■ **Objective**
Extract, in full, the lines below, beginning at the first and ending with the line that contains "from bokeh.resources import INLINE". Pictures do not belong in the copy.

■ **Information shown**
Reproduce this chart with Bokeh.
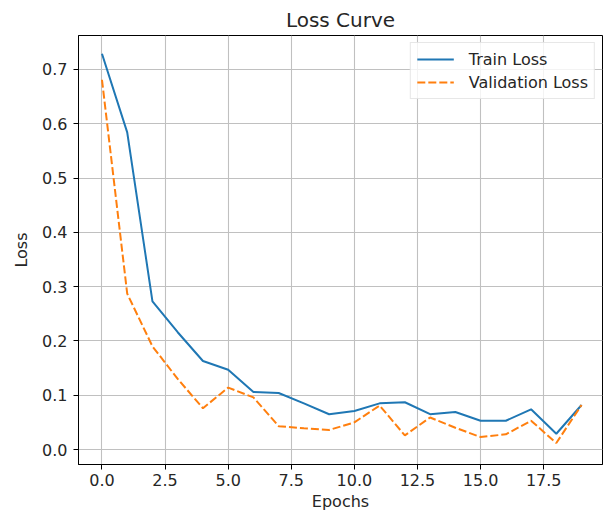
from bokeh.plotting import figure
from bokeh.models import FixedTicker, NumeralTickFormatter, Legend, LegendItem, Range1d
from bokeh.embed import file_html
from bokeh.resources import INLINE

epochs = list(range(20))
train_loss = [0.729, 0.584, 0.273, 0.216, 0.163, 0.147, 0.106, 0.104, 0.085, 0.065,
              0.071, 0.085, 0.087, 0.065, 0.069, 0.053, 0.053, 0.074, 0.029, 0.082]
val_loss = [0.681, 0.287, 0.190, 0.130, 0.076, 0.114, 0.096, 0.043, 0.039, 0.036,
            0.050, 0.081, 0.026, 0.059, 0.040, 0.023, 0.028, 0.053, 0.012, 0.082]
x_ticks = [0.0, 2.5, 5.0, 7.5, 10.0, 12.5, 15.0, 17.5]
y_ticks = [0.0, 0.1, 0.2, 0.3, 0.4, 0.5, 0.6, 0.7]

FONT = "DejaVu Sans"
TXT = "#262626"

p = figure(frame_width=524, frame_height=429, output_backend="svg", toolbar_location=None,
           min_border_left=78, min_border_right=2, min_border_top=35, min_border_bottom=49,
           x_range=Range1d(-0.93, 19.83), y_range=Range1d(-0.0276, 0.7625),
           title="Loss Curve")
p.title.align = "center"
p.title.text_font = FONT
p.title.text_font_size = "20px"
p.title.text_font_style = "normal"
p.title.text_color = TXT
p.title.standoff = 7

p.outline_line_color = "black"
p.outline_line_width = 1
p.background_fill_color = "white"

for ax in (p.xaxis, p.yaxis):
    ax.axis_line_color = "black"
    ax.major_tick_line_color = "black"
    ax.major_tick_out = 5
    ax.major_tick_in = 0
    ax.minor_tick_line_color = None
    ax.major_label_text_font = FONT
    ax.major_label_text_font_size = "16px"
    ax.major_label_text_color = TXT
    ax.axis_label_text_font = FONT
    ax.axis_label_text_font_size = "16px"
    ax.axis_label_text_font_style = "normal"
    ax.axis_label_text_color = TXT
    ax.formatter = NumeralTickFormatter(format="0.0")

p.xaxis.ticker = FixedTicker(ticks=x_ticks)
p.yaxis.ticker = FixedTicker(ticks=y_ticks)
p.xaxis.axis_label = "Epochs"
p.yaxis.axis_label = "Loss"
p.xaxis.major_label_standoff = 4
p.xaxis.axis_label_standoff = 3
p.yaxis.major_label_standoff = 6
p.yaxis.axis_label_standoff = 8

p.grid.grid_line_color = "#c0c0c0"
p.grid.grid_line_width = 1.1

r1 = p.line(epochs, train_loss, line_color="#1f77b4", line_width=2)
r2 = p.line(epochs, val_loss, line_color="#ff7f0e", line_width=2, line_dash="8 3")

legend = Legend(items=[LegendItem(label="Train Loss", renderers=[r1]),
                       LegendItem(label="Validation Loss", renderers=[r2])],
                location="top_right")
legend.label_text_font = FONT
legend.label_text_font_size = "16px"
legend.label_text_color = TXT
legend.border_line_color = "#d0d0d0"
legend.border_line_width = 1
legend.background_fill_alpha = 0.8
legend.glyph_width = 37
legend.glyph_height = 20
legend.label_height = 20
legend.label_standoff = 15
legend.spacing = 3
legend.padding = 6
legend.margin = 7
p.add_layout(legend)

open("out.html", "w").write(file_html(p, INLINE))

■ **The completed task**
Reproduce this chart with Bokeh.
from bokeh.plotting import figure
from bokeh.models import FixedTicker, NumeralTickFormatter, Legend, LegendItem, Range1d
from bokeh.embed import file_html
from bokeh.resources import INLINE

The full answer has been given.